We’ve learned to embrace remote work, but remote hiring is still a challenge. Below are five tips on how to virtually screen for top talent in a remote environment.
Be human. Use empathy when approaching the interview process remotely. From kids at home to health concerns, many people are adapting and changing the ways in which we typically schedule our day. It’s important to be more flexible and not too rigid about the occasional on-screen appearance of pets or a young children running through the background. It’s equally as important to see how a candidate handles these unexpected interruptions as these moments can allow you to gain invaluable insights into the candidate. “ I mean, if you can’t handle the family cat busting into a meeting, then we’re definitely not going to be a right match for one another” says David Ard, Chief People Officer at Equinox.
Test their skills. Consider how skills-assessment tools can help you identify the strongest candidates. According to FeaturedCustomer’s 2020 Spring Customer Success Report, these tests have many benefits including cost and efficiency. The money spent on pre-employment testing software is significantly lower than the cost of recruiting the incorrect employee, the report said.
On another note, it could be beneficial to give potential candidates “test projects” or a brief for an assignment. According to Jenny Gorenstein, Chief Growth Officer at Foria, “This has been critical to helping us evaluate how candidates could work independently to drive impact and integrate seamlessly into Foria’s remote work culture.”

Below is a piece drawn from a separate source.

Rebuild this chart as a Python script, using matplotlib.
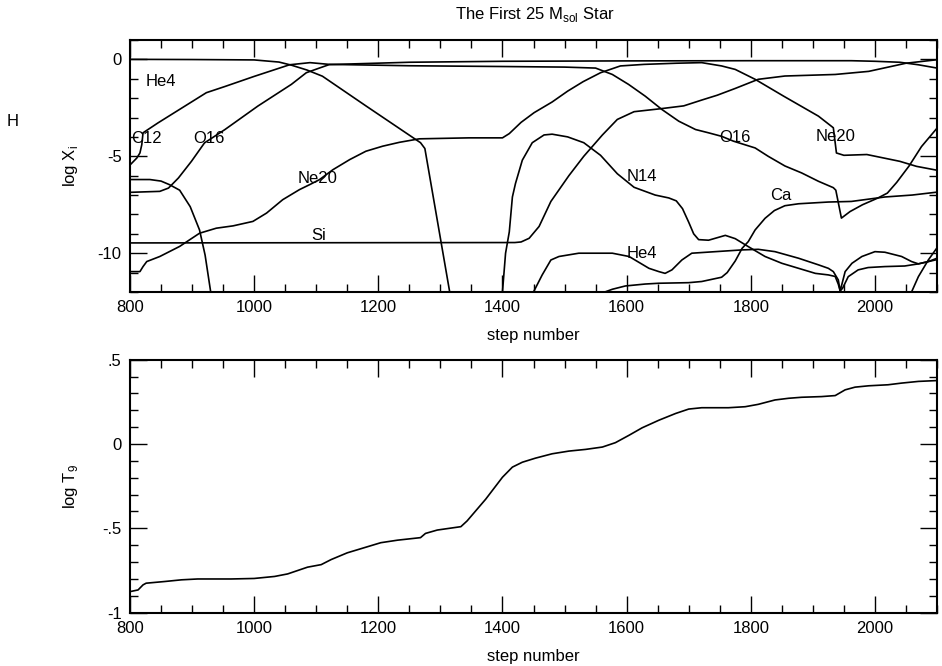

Prepare. Treat video interviews with the same seriousness as in-person interviews. Know the job description, the candidate’s resume and specific questions to ask. Choose a quiet, well-lit room for interviews. Make sure all parties have the correct interview time on their calendar, properly adjusting for different time zones. Share with candidates how to access the videoconferencing technology and whether software needs to be downloaded.
Not only is it important to prepare the candidate and the technology, but it is also important to prepare yourself. Take time before the interview to review the candidates resume and jot down any questions you may have. Once you ascertain that the candidate has the right skills, focus on understanding who the person is and if they would be a good fit at your company. Isabelle Feverier, CEO of Mansur Gavriel says “Recruiting is difficult, and you need to take the time to understand the person. Everyone can be successful, but will they be successful in your organization?”
Expand the process. An all-remote interview process can be a growth opportunity. Rather than simply augmenting a current process to fit a virtual environment, recruiters should take the opportunity to adapt their traditional processes and create something entirely new.
“With recruiters and candidates spending more time interviewing remotely, it’s important to approach these interactions in a structured yet human way,” says Jacqui Maguire, Director of Talent Acquisition at Greenhouse. “Whether remote or in-person, every touchpoint can be an opportunity to promote your company’s culture and learn more about the candidate.”
Set limits/expectations. Give candidates advance notice that interviews will be conducted virtually. This is still a new concept so just sending a Zoom link the day before the interview can be a bit jarring. Also, it is important to set a time limit. According to Michael Bosstick, founder and CEO of Dear Media the time limit helps keep the conversation focused and tests the candidate’s communication skills. Michael says, “I keep the job interviews really short-15 minutes max… This is really important in a world where all work remotely and rely on these skills to be effective with teams.”